‘Education cess: Have schools benefited?
By Shivani Singh\TNN
New Delhi: The next time you pay a 2% education cess on any bill at the neighbourhood grocer’s shop, ask the government if your money will help install a girls’ toilet, a water tap or a blackboard at any sarkari school.
A year ago when the cess was levied, there were no such facilities in most government-run primary schools. And indications are that nothing revolutionary has happened in the year gone by—2004-’05—for us to dramatically alter this view.
While we wait for precise information on cess collection and spending for the past fiscal year, data from the National Institute of Educational Planning and Administration (NIEPA) reveals that in 2003-’04 most schools did not even have toilets for girls. Only about 3.5% of the schools in Bihar and Chhattisgarh had such facilities. In Maharashtra, Madhya Pradesh, Andhra Pradesh, Gujarat, Rajasthan and Himachal Pradesh, only 12% to 16% of the primary schools had toilets for girls.
While focussing attention on improving the student enrolment rate (admitting children to Class I), the Centre and states clearly missed a point. A lack of toilets for girls is one major reason they drop out of school in such large numbers. The data also shows that in 2003-’04, the governments in most states could not even install a water tap in most schools.
While drinking water was available in only 51% of the schools in Andhra Pradesh, in Karnataka 33% of the primary schools did not have this facility. In Bihar and Jharkhand, nearly 20% of the children were enrolled in schools that did not even have a blackboard! About 62% of the primary schools in Assam, 34% in Andhra Pradesh and 30% in Meghalaya had just one classroom.
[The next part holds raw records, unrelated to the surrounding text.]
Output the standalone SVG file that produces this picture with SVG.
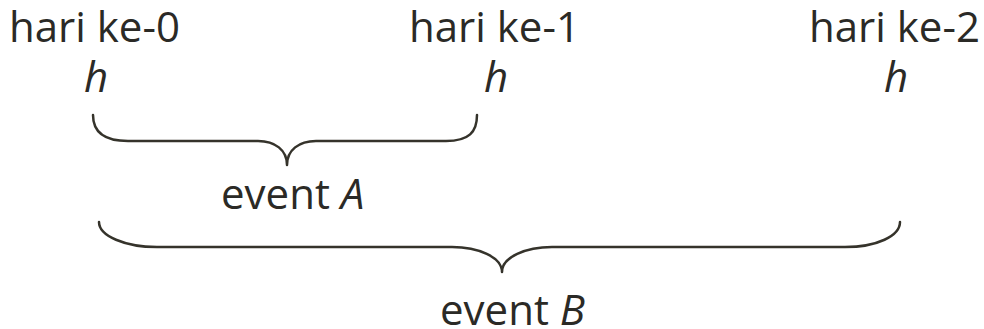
<svg xmlns="http://www.w3.org/2000/svg" width="984" height="329" viewBox="0 0 984 329">
<style>
.t{font-family:"Open Sans","Liberation Sans",sans-serif;font-size:42px;fill:#2b2a26}
.i{font-style:italic}
.brace{fill:none;stroke:#35332b;stroke-width:2.5;stroke-linecap:round;stroke-linejoin:round}
</style>
<rect width="984" height="329" fill="#ffffff"/>
<g id="day0">
<text class="t" x="9" y="42">hari ke-0</text>
<text class="t i" x="96" y="92" text-anchor="middle">h</text>
</g>
<g id="day1">
<text class="t" x="409" y="42">hari ke-1</text>
<text class="t i" x="496" y="92" text-anchor="middle">h</text>
</g>
<g id="day2">
<text class="t" x="809" y="42">hari ke-2</text>
<text class="t i" x="896" y="92" text-anchor="middle">h</text>
</g>
<g id="connectors">
<path class="brace" d="M93,115 C93,132 105,141 128,141 L258,141 C275,141 287,150 287,165 C287,150 299,141 316,141 L446,141 C469,141 477,132 477,115"/>
<path class="brace" d="M99,222 C99,236 125,247 157,247 L452,247 C478,247 502,257 502,272 C502,257 526,247 552,247 L845,247 C877,247 900,236 900,222"/>
</g>
<g id="eventA">
<text class="t" x="221" y="209">event <tspan class="i">A</tspan></text>
</g>
<g id="eventB">
<text class="t" x="440" y="325">event <tspan class="i">B</tspan></text>
</g>
</svg>
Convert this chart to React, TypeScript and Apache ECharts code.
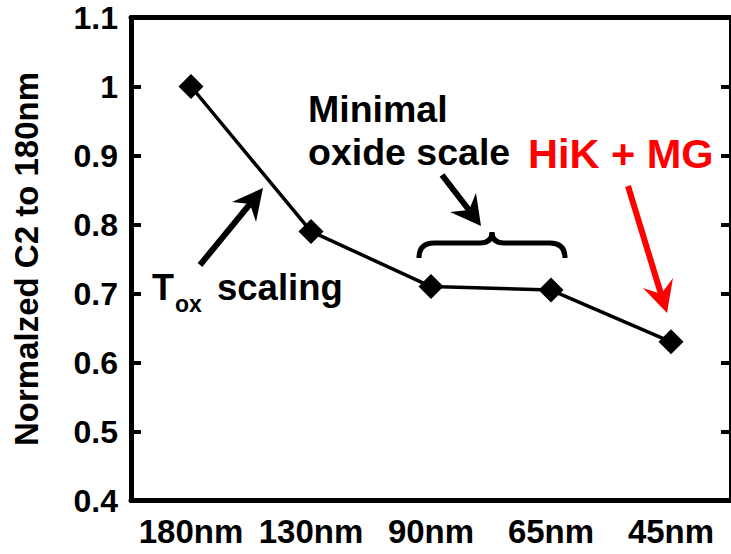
import React, { useEffect, useRef } from "react";
import * as echarts from "echarts";

const nodes = ["180nm", "130nm", "90nm", "65nm", "45nm"];
const c2Values = [1.0, 0.79, 0.71, 0.705, 0.63];
const yMin = 0.4;
const yMax = 1.1;
const yStep = 0.1;

const FONT = '"Liberation Sans", Arial, Helvetica, sans-serif';

// curly brace over the 90nm..65nm pair
echarts.graphic.registerShape(
  "brace",
  echarts.graphic.extendPath(
    "M419 258 Q419 243 434 243 L480 243 Q492 243 492 232 Q492 243 504 243 L550 243 Q565 243 565 258",
    {}
  )
);

function arrow(
  tail: number[],
  notch: number[],
  tip: number[],
  barbA: number[],
  barbB: number[],
  color: string,
  width: number
) {
  return [
    {
      type: "polyline",
      shape: { points: [tail, notch] },
      style: { stroke: color, lineWidth: width, fill: null },
    },
    {
      type: "polygon",
      shape: { points: [tip, barbA, notch, barbB] },
      style: { fill: color, stroke: null },
    },
  ];
}

export default function App() {
  const ref = useRef<HTMLDivElement>(null);

  useEffect(() => {
    document.body.style.margin = "0";
    const chart = echarts.init(ref.current!, null, { renderer: "svg" });

    const axisLine = { lineStyle: { color: "#000", width: 5 } };
    const tick = { inside: true, length: 10, lineStyle: { color: "#000", width: 4 } };

    chart.setOption({
      animation: false,
      backgroundColor: "#fff",
      grid: { left: 131, top: 17.5, width: 602, height: 483 },
      xAxis: [
        {
          type: "category",
          data: nodes,
          position: "bottom",
          boundaryGap: true,
          axisLine,
          axisTick: tick,
          axisLabel: {
            interval: 0,
            margin: 14,
            color: "#000",
            fontFamily: FONT,
            fontWeight: "bold",
            fontSize: 33,
          },
        },
        {
          type: "category",
          data: nodes,
          position: "top",
          boundaryGap: true,
          axisLine,
          axisTick: tick,
          axisLabel: { show: false },
        },
      ],
      yAxis: [
        {
          type: "value",
          min: yMin,
          max: yMax,
          interval: yStep,
          position: "left",
          splitLine: { show: false },
          axisLine: { show: true, ...axisLine },
          axisTick: { show: true, ...tick },
          axisLabel: {
            margin: 13,
            color: "#000",
            fontFamily: FONT,
            fontWeight: "bold",
            fontSize: 32,
          },
          name: "Normalzed C2 to 180nm",
          nameLocation: "middle",
          nameRotate: 90,
          nameGap: 88,
          nameTextStyle: {
            color: "#000",
            fontFamily: FONT,
            fontWeight: "bold",
            fontSize: 33,
          },
        },
        {
          type: "value",
          min: yMin,
          max: yMax,
          interval: yStep,
          position: "right",
          splitLine: { show: false },
          axisLine: { show: true, ...axisLine },
          axisTick: { show: true, ...tick },
          axisLabel: { show: false },
        },
      ],
      series: [
        {
          type: "line",
          data: c2Values,
          xAxisIndex: 0,
          yAxisIndex: 0,
          symbol: "diamond",
          symbolSize: 25,
          lineStyle: { color: "#000", width: 3.5 },
          itemStyle: { color: "#000" },
        },
      ],
      graphic: [
        { type: "text", x: 152, y: 287, style: { text: "T", font: `bold 36px ${FONT}`, fill: "#000", verticalAlign: "middle" } },
        { type: "text", x: 175, y: 304, style: { text: "ox", font: `bold 23px ${FONT}`, fill: "#000", verticalAlign: "middle" } },
        { type: "text", x: 217, y: 287, style: { text: "scaling", font: `bold 36.5px ${FONT}`, fill: "#000", verticalAlign: "middle" } },
        { type: "text", x: 308, y: 109, style: { text: "Minimal", font: `bold 37.5px ${FONT}`, fill: "#000", verticalAlign: "middle" } },
        { type: "text", x: 308, y: 152, style: { text: "oxide scale", font: `bold 37.5px ${FONT}`, fill: "#000", verticalAlign: "middle" } },
        { type: "text", x: 528, y: 153, style: { text: "HiK + MG", font: `bold 41.5px ${FONT}`, fill: "#ff0000", verticalAlign: "middle" } },
        ...arrow([200, 265], [250, 204], [263, 188], [232, 202], [256, 222], "#000", 6),
        ...arrow([442, 175], [469, 210], [481, 226], [450, 212], [476, 193], "#000", 6),
        ...arrow([628, 186], [661, 294], [667, 313], [643, 288], [673, 278], "#ff0000", 6),
        { type: "brace", x: 0, y: 0, style: { stroke: "#000", lineWidth: 5, fill: "none" } },
      ],
    });

    return () => chart.dispose();
  }, []);

  return <div ref={ref} style={{ width: 731, height: 554 }} />;
}
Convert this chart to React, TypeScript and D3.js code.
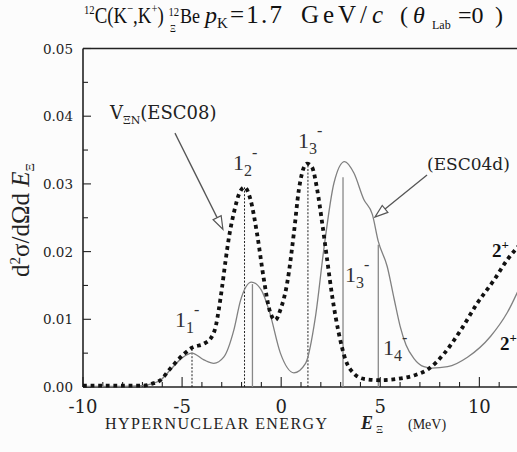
import React from "react";
import * as d3 from "d3";

// ESC08 (dotted) curve
const esc08E = [-10, -8, -7, -6.5, -6.1, -5.6, -4.9, -4.5, -3.9, -3.55, -3.3, -3.15, -2.98, -2.8, -2.63, -2.39, -2.14, -1.85, -1.55, -1.21, -0.88, -0.6, -0.3, -0.04, 0.3, 0.64, 0.89, 1.3, 1.55, 1.82, 2.07, 2.32, 2.58, 2.91, 3.25, 3.67, 4.17, 5.0, 5.86, 6.7, 7.45, 8.21, 9.06, 9.9, 10.74, 11.41, 12.2];
const esc08V = [0.0002, 0.0002, 0.0002, 0.0005, 0.001, 0.0027, 0.0049, 0.0058, 0.0064, 0.0072, 0.009, 0.0114, 0.0148, 0.0188, 0.0222, 0.0257, 0.0284, 0.0295, 0.0277, 0.0225, 0.016, 0.0115, 0.0099, 0.0114, 0.0153, 0.0227, 0.0291, 0.033, 0.0325, 0.0291, 0.0242, 0.0188, 0.0133, 0.0079, 0.004, 0.002, 0.0012, 0.001, 0.0012, 0.0017, 0.0027, 0.0049, 0.0084, 0.0124, 0.0158, 0.0188, 0.0215];

// ESC04d (solid) curve
const esc04E = [-10, -8, -7, -6.5, -6.1, -5.6, -5.0, -4.5, -3.9, -3.4, -2.9, -2.39, -2.05, -1.5, -1.0, -0.6, -0.04, 0.64, 1.23, 1.73, 2.15, 2.66, 3.2, 3.67, 4.17, 4.6, 4.9, 5.35, 5.7, 6.0, 6.3, 6.7, 7.2, 7.6, 8.4, 9.4, 10.57, 11.41, 12.2];
const esc04V = [0.0001, 0.0001, 0.0002, 0.0005, 0.001, 0.0025, 0.0043, 0.005, 0.004, 0.0035, 0.0044, 0.0084, 0.0128, 0.0155, 0.0143, 0.0112, 0.005, 0.0021, 0.0035, 0.0104, 0.0203, 0.0301, 0.0333, 0.0316, 0.0277, 0.0255, 0.0215, 0.0178, 0.013, 0.009, 0.0062, 0.0042, 0.003, 0.0028, 0.003, 0.0044, 0.0075, 0.011, 0.0158];

// state lines
const dottedLineE = [-4.5, -1.85, 1.35];
const dottedLineH = [0.0058, 0.0295, 0.033];
const solidLineE = [-1.45, 3.12, 4.9];
const solidLineH = [0.0152, 0.031, 0.021];

// state labels
const stateLabelE = [-5.36, -2.43, 0.85, 3.22, 5.14];
const stateLabelV = [0.0089, 0.032, 0.0353, 0.0155, 0.0047];
const stateLabelSub = ["1", "2", "3", "3", "4"];

const plusLabelE = [10.64, 11.04];
const plusLabelV = [0.0192, 0.0055];

const xTicksMajor = [-10, -5, 0, 5, 10];
const xTickLabels = ["-10", "-5", "0", "5", "10"];
const yTicksMajor = [0, 0.01, 0.02, 0.03, 0.04, 0.05];
const yTickLabels = ["0.00", "0.01", "0.02", "0.03", "0.04", "0.05"];

const W = 517;
const H = 452;
const serif = "'Liberation Serif', serif";
const wide = "'DejaVu Serif', serif";

export default function App() {
  const x = d3.scaleLinear().domain([-10, 12]).range([83, 519]);
  const y = d3.scaleLinear().domain([0, 0.05]).range([387, 48.5]);

  const line = d3
    .line<[number, number]>()
    .x((d) => x(d[0]))
    .y((d) => y(d[1]))
    .curve(d3.curveMonotoneX);

  const esc08 = esc08E.map((e, i) => [e, esc08V[i]] as [number, number]);
  const esc04 = esc04E.map((e, i) => [e, esc04V[i]] as [number, number]);

  const xMinor = d3.range(-10, 13, 1);
  const yMinor = d3.range(0, 0.0501, 0.005);

  const arrow = (x1: number, y1: number, x2: number, y2: number, key: string) => {
    const X1 = x(x1), Y1 = y(y1), X2 = x(x2), Y2 = y(y2);
    const ang = Math.atan2(Y2 - Y1, X2 - X1);
    const L = 13, Wd = 4.5;
    const bx = X2 - L * Math.cos(ang), by = Y2 - L * Math.sin(ang);
    const px = -Math.sin(ang) * Wd, py = Math.cos(ang) * Wd;
    return (
      <g key={key}>
        <line x1={X1} y1={Y1} x2={bx} y2={by} stroke="#555" strokeWidth={1.3} />
        <polygon
          points={`${X2},${Y2} ${bx + px},${by + py} ${bx - px},${by - py}`}
          fill="#fff"
          stroke="#555"
          strokeWidth={1.2}
        />
      </g>
    );
  };

  return (
    <svg
      width={W}
      height={H}
      style={{ position: "absolute", left: 0, top: 0, background: "#fcfcfc" }}
    >
      {/* title */}
      <g transform="translate(84,23) scale(0.82,1)">
        <text x={0} y={0} fontSize={23} fill="#111" fontFamily={serif}>
          <tspan fontSize={13} dy={-9}>12</tspan>
          <tspan dy={9}>C(K</tspan>
          <tspan fontSize={13} dy={-10}>−</tspan>
          <tspan dy={10}>,K</tspan>
          <tspan fontSize={13} dy={-10}>+</tspan>
          <tspan dy={10}>)</tspan>
        </text>
        <text x={103} y={-7} fontSize={13} fill="#111" fontFamily={serif}>
          12
        </text>
        <text x={105} y={9} fontSize={11} fill="#111" fontFamily={serif}>
          Ξ
        </text>
        <text x={117} y={0} fontSize={22} fill="#111" fontFamily={serif}>
          Be
        </text>
      </g>
      <text y={23} fontSize={24} fill="#111" fontFamily={serif}>
        <tspan x={205} fontStyle="italic">p</tspan>
        <tspan x={217} fontSize={15} dy={5}>K</tspan>
      </text>
      <text x={230} y={23} fontSize={25} fill="#111" fontFamily={serif} textLength={52} lengthAdjust="spacing">
        =1.7
      </text>
      <text x={301} y={23} fontSize={25} fill="#111" fontFamily={serif} textLength={66} lengthAdjust="spacing">
        GeV/
      </text>
      <text x={372} y={23} fontSize={25} fill="#111" fontFamily={serif} fontStyle="italic">
        c
      </text>
      <text y={23} fontSize={24} fill="#111" fontFamily={serif}>
        <tspan x={400}>(</tspan>
        <tspan x={413} fontStyle="italic">θ</tspan>
        <tspan x={432} fontSize={12} dy={6}>Lab</tspan>
        <tspan x={458} dy={-6}>=0</tspan>
        <tspan x={495}>)</tspan>
      </text>

      {/* axes frame */}
      <line x1={x(-10)} y1={y(0.05)} x2={W} y2={y(0.05)} stroke="#222" strokeWidth={1.6} />
      <line x1={x(-10)} y1={y(0)} x2={W} y2={y(0)} stroke="#222" strokeWidth={1.6} />
      <line x1={x(-10)} y1={y(0)} x2={x(-10)} y2={y(0.05)} stroke="#222" strokeWidth={1.6} />

      {/* x ticks */}
      {xMinor.map((t) => (
        <line
          key={"xm" + t}
          x1={x(t)}
          x2={x(t)}
          y1={y(0)}
          y2={y(0) - (t % 5 === 0 ? 10 : 5)}
          stroke="#222"
          strokeWidth={1.1}
        />
      ))}
      {xTicksMajor.map((t, i) => (
        <text
          key={"xl" + t}
          x={x(t)}
          y={413}
          fontSize={18}
          textAnchor="middle"
          fill="#222"
          fontFamily={wide}
        >
          {xTickLabels[i]}
        </text>
      ))}

      {/* y ticks */}
      {yMinor.map((t, i) => (
        <line
          key={"ym" + i}
          x1={x(-10)}
          x2={x(-10) + (i % 2 === 0 ? 8 : 5)}
          y1={y(t)}
          y2={y(t)}
          stroke="#222"
          strokeWidth={1.1}
        />
      ))}
      {yTicksMajor.map((t, i) => (
        <text
          key={"yl" + t}
          x={73}
          y={y(t) + 5}
          fontSize={13.5}
          textAnchor="end"
          fill="#222"
          fontFamily={wide}
        >
          {yTickLabels[i]}
        </text>
      ))}

      {/* axis titles */}
      <text
        transform={`translate(29,220) rotate(-90)`}
        fontSize={25}
        textAnchor="middle"
        fill="#222"
        fontFamily={serif}
      >
        <tspan>d</tspan>
        <tspan fontSize={15} dy={-9}>2</tspan>
        <tspan dy={9}>σ/dΩd</tspan>
        <tspan fontStyle="italic"> E</tspan>
        <tspan fontSize={13} dy={5}>Ξ</tspan>
      </text>
      <text
        x={105}
        y={429}
        fontSize={16}
        fill="#222"
        fontFamily={serif}
        textLength={222}
        lengthAdjust="spacing"
      >
        HYPERNUCLEAR ENERGY
      </text>
      <text x={361} y={429} fontSize={18} fontWeight="bold" fontStyle="italic" fill="#222" fontFamily={serif}>
        E
      </text>
      <text x={376} y={433} fontSize={11} fill="#222" fontFamily={serif}>
        Ξ
      </text>
      <text x={408} y={429} fontSize={14} fill="#222" fontFamily={serif}>
        (MeV)
      </text>

      {/* vertical state lines */}
      {solidLineE.map((e, i) => (
        <line
          key={"sl" + i}
          x1={x(e)}
          x2={x(e)}
          y1={y(0)}
          y2={y(solidLineH[i])}
          stroke="#888"
          strokeWidth={1.3}
        />
      ))}
      {dottedLineE.map((e, i) => (
        <line
          key={"dl" + i}
          x1={x(e)}
          x2={x(e)}
          y1={y(0)}
          y2={y(dottedLineH[i])}
          stroke="#222"
          strokeWidth={1}
          strokeDasharray="2,1.6"
        />
      ))}

      {/* curves */}
      <path d={line(esc04) || ""} fill="none" stroke="#808080" strokeWidth={1.3} />
      <path
        d={line(esc08) || ""}
        fill="none"
        stroke="#111"
        strokeWidth={3.8}
        strokeDasharray="3.8,3.8"
      />

      {/* state labels */}
      {stateLabelE.map((e, i) => (
        <text
          key={"st" + i}
          x={x(e)}
          y={y(stateLabelV[i])}
          fontSize={22}
          fill="#333"
          fontFamily={serif}
        >
          <tspan>1</tspan>
          <tspan fontSize={16} dy={6}>{stateLabelSub[i]}</tspan>
          <tspan fontSize={16} dy={-18}>-</tspan>
        </text>
      ))}
      {plusLabelE.map((e, i) => (
        <text
          key={"pl" + i}
          x={x(e)}
          y={y(plusLabelV[i])}
          fontSize={19}
          fontWeight="bold"
          fill="#111"
          fontFamily={serif}
        >
          <tspan>2</tspan>
          <tspan fontSize={13} dy={-8}>+</tspan>
        </text>
      ))}

      {/* annotations */}
      <text x={x(-8.64)} y={y(0.0396)} fontSize={18} fill="#222" fontFamily={wide}>
        <tspan>V</tspan>
        <tspan fontSize={11} dy={5}>ΞN</tspan>
        <tspan dy={-5}>(ESC08)</tspan>
      </text>
      {arrow(-5.36, 0.0375, -2.94, 0.0233, "a1")}
      <text x={x(7.36)} y={y(0.0321)} fontSize={17} fill="#222" fontFamily={wide}>
        (ESC04d)
      </text>
      {arrow(7.36, 0.0313, 4.73, 0.0251, "a2")}
    </svg>
  );
}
The central and state governments seem to have not achieved anything, despite political tom-tomming and elementary education being made a top priority.
In Bihar, out of 100 kids who joined Class I, only 33 made it to Class V. Only 6.28 lakh out of 11 lakh students enrolled in Class V reached Class VI. The situation was marginally better in Rajasthan, where 42 out of 100 students who joined Class I reached Class V.
In UP, the survival rate up to Class V was 54%. But out of 29 lakh children attending Class V, only 15 lakhs made it to Class VI. With a few exceptions in states like Kerala, Karnataka, Gujarat and Punjab, student survival rate was dismally low in most places. “This, despite the government’s policy to not fail any student in any class up to Std V,’’ said an NEIPA official.